In just two sentences, the United Nations human rights chief signaled this week that time is up on the Chinese government’s attempts to evade international scrutiny for its sweeping human rights abuses. After noting possible areas of cooperation, High Commissioner for Human Rights Michelle Bachelet bluntly told the United Nations Human Rights Council: “I regret that I am not able to report progress on my efforts to seek meaningful access to the Xinjiang Uyghur Autonomous Region. In the meantime, my Office is finalising its assessment of the available information on allegations of serious human rights violations in that region with a view to making it public.”

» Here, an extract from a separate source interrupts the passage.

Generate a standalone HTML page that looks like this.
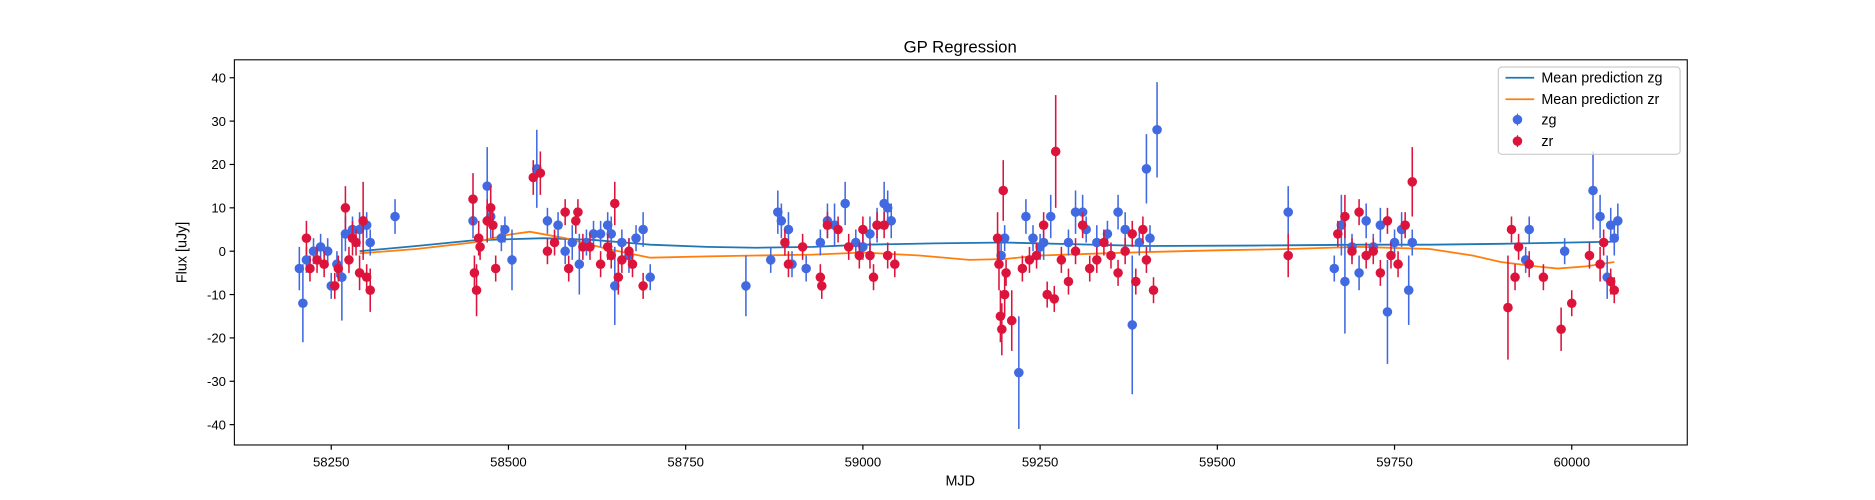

This public commitment sends a strong message that no country is above international law. For nearly three years, Chinese authorities have stalled for time on Xinjiang, trying to defer, delay, or deny the UN meaningful access to a region where they are committing crimes against humanity—including torture, mass arbitrary detention, mass surveillance, cultural persecution, and family separations—against Uyghurs and other Turkic Muslims.
News about mass detentions began to trickle out of Xinjiang in 2017 but quickly became a tidal wave of evidence produced by academics, journalists, and human rights organizations.
Since the early 1990s, powerful actors gave Beijing many reasons to believe it would never be held accountable for its actions. Foreign governments held toothless bilateral human rights dialogues with Beijing, UN representatives participated in Chinese government-run forums on human rights, companies rarely took seriously their responsibilities to examine their business operations for abuses, and China will soon host another Olympics, all while Beijing’s repression has escalated.
But slowly change is beginning. Governments are imposing targeted sanctions on senior Chinese officials, including the United States imposing Magnitsky Act sanctions on Chen Quanguo, a senior Chinese Communist Party member responsible for abuses in Xinjiang. Several countries are considering tightening trade regulations to prevent products made by Uyghur forced labor from entering their markets. And growing numbers of civil society organizations and UN human rights experts have called for an international body to monitor rights violations by Chinese authorities.
Bachelet’s announcement is a critical step suggesting that Beijing’s reign of impunity might, at long last, be coming to an end.